Tuesday, January 28, 2014

Keys, Locks, and Public Key Cryptography

One of the things that I find dismaying is the lack of general understanding of public key cryptography.  This is an attempt to rectify some of that in simple terms, without math or talk of elliptic curves or very large prime numbers or random seeds, presented as an easy-to-comprehend familiar analog.

Assume first an unbreakable lock.  Yeah, I know, I just lost you.  In the physical world, there’s no such thing.  Every lock can be picked, or if not picked, then opened with bolt-cutters or worse.  Let’s ignore those things for the time being, just for the sake of getting our heads wrapped around how public key cryptography works.  I can explain the unbreakable part later.

For our unbreakable lock, we have a key.  This is the only key we have, and no one else has a copy of this key.  In order to ensure that no one else can open our lock, we must keep this key secret.  We must never let go of it, or share it, or hand it to someone else who can easily make a copy of it.  We can, however, back it up and make copies for our own use, as long as those copies are similarly never shared.  In order for us to trust the security of the lock, the security of its associated key is paramount.

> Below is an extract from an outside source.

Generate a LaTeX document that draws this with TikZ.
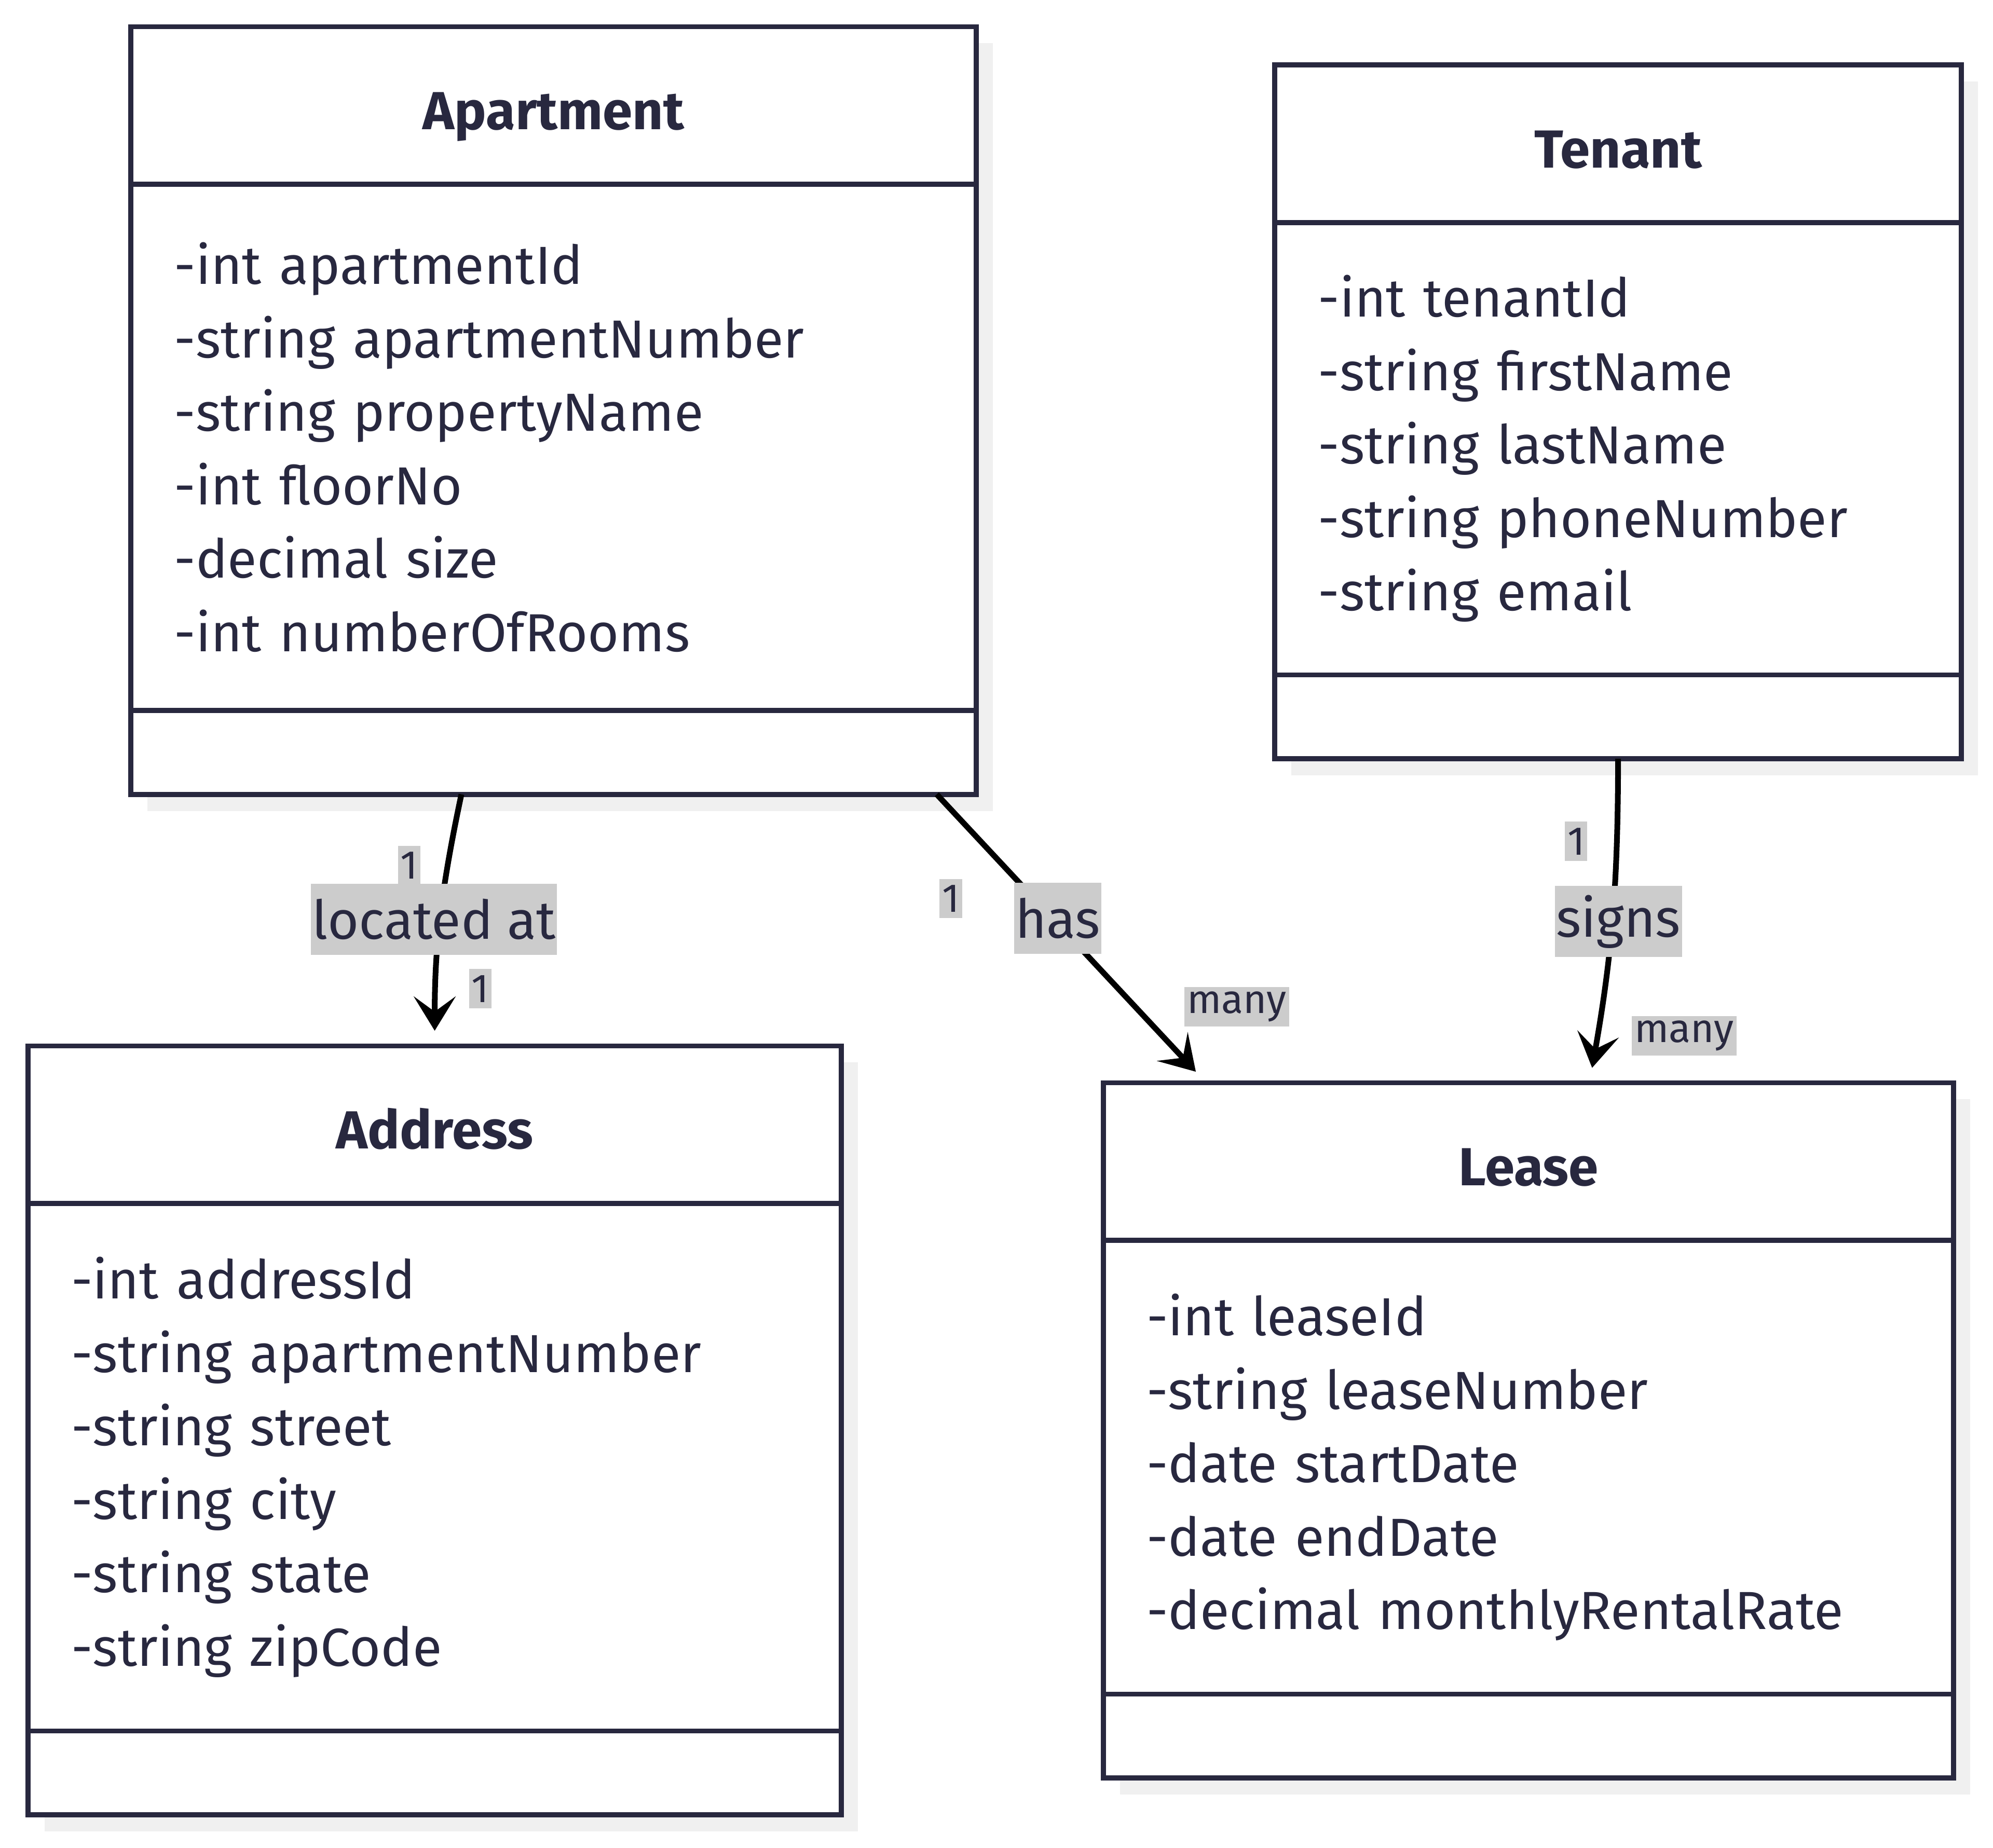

Furthermore, let’s up the ante a little bit and assume that we’re in a bizarro fantasy world where you’re surrounded by people with photographic memories who really are out to get you.  You’re not just paranoid.  If you so much as use your key in plain sight, any one of them can, from memory, reproduce your key and open your lock, taking anything you wished to secure, including your own identity (in effect, they can pass themselves off as you and act on your behalf without your knowledge).

Your lock is then equivalent to a public key in public key cryptography.  You can show it to anyone.  You can pass it around, secure in the knowledge that it is unbreakable.  To protect something you need only secure it with that lock.

Let’s say you hand that open lock to someone else, so that they can send you something securely.  All they need to do is put what they’re sending to you in some container and close the lock.  They can’t reopen it, because they don’t have the key, only you do.  They know at the moment they close the lock that only you (or rather, only the holder of the key associated with that lock, whether that is you or not) will ever be able open the lock and receive what they sent.

This is equivalent to asymmetric encryption.  The public part of the public/private key pair is used to encrypt something so that only the holder of the private key (the key that fits the lock) is able to decrypt it, even though the entity performing the encryption doesn’t have or need the private part.

There’s a healthy amount of skepticism in this bizarro fantasy world, though.  Many of its inhabitants don’t believe that lock is yours, and you are asked to prove ownership (incidentally, this is how you prove you own the Bitcoin you spend).  You can’t just wave your key in front of anyone, though, because as soon as you do all those photographic memories will go to work and everyone will be able to produce the key that opens that particular lock.  Instead, you have to prove that you own the lock without ever showing the key.

Easy enough…  you turn around and, making sure no one is looking over your shoulder, you open the lock.  Hide your key once more, and then display the opened lock for everyone to see.

This is how signatures work.  You have proven ownership of the private key associated with the public key, without ever showing the private key itself.

Now, for the unbreakable part.  The reason our lock is unbreakable is because in public key cryptography we’re talking about a mathematical relationship between the public and private keys, through a cryptographic formula that is available for all to see and review.  This isn’t a simple mathematical relationship, but it is one that has been reviewed and examined by some of the very best mathematicians worldwide, all of whom have varying interests in securing this relationship or breaking it.  Those with a vested interest in breaking the relationship or finding some algorithmic flaw that would allow the private key to be determined or reverse-engineered or brute-forced, given the public key, have come up with nothing (so far).  Those with a vested interest in securing the relationship and coming up with something even better have been unable to (again, so far), and have posited that it would take more energy than what is available in the universe to crack this code.  There is plenty of incentive to crack it, the person or people that can would then be able to single-handedly control and manipulate the world’s wealth and information.

Think about this, though…  Let’s assume that some moustache-twirling villainous type has found a flaw in the algorithm, and with dreams of unlimited wealth and power has decided to keep that information to him- or her self.  There are many others worldwide, who don’t share that villain’s desire or ideology, and who would be looking at those same algorithms with the knowledge to understand them and their implications, bent on preventing exactly that situation from occurring…outing the villain and at least rendering his plans ineffective by publishing information about the flaw and fixing it, if possible.  This has happened many times already, through RC2, MD5, DES, Triple-DES, SHA1, etc., just to name a few algorithms whose weaknesses have been found.

Even when the reward for cracking these algorithms is nearly unlimited wealth, power and control, on an individual level it’s far easier to get someone to show their private key through malware, key-loggers, screen captures, human error, misplaced trust, and the like; or simply beat it out of them.  All those photographic memories out there can then take a picture of it and steal your wealth, your identity, your life.  We, as people, are the weakest link.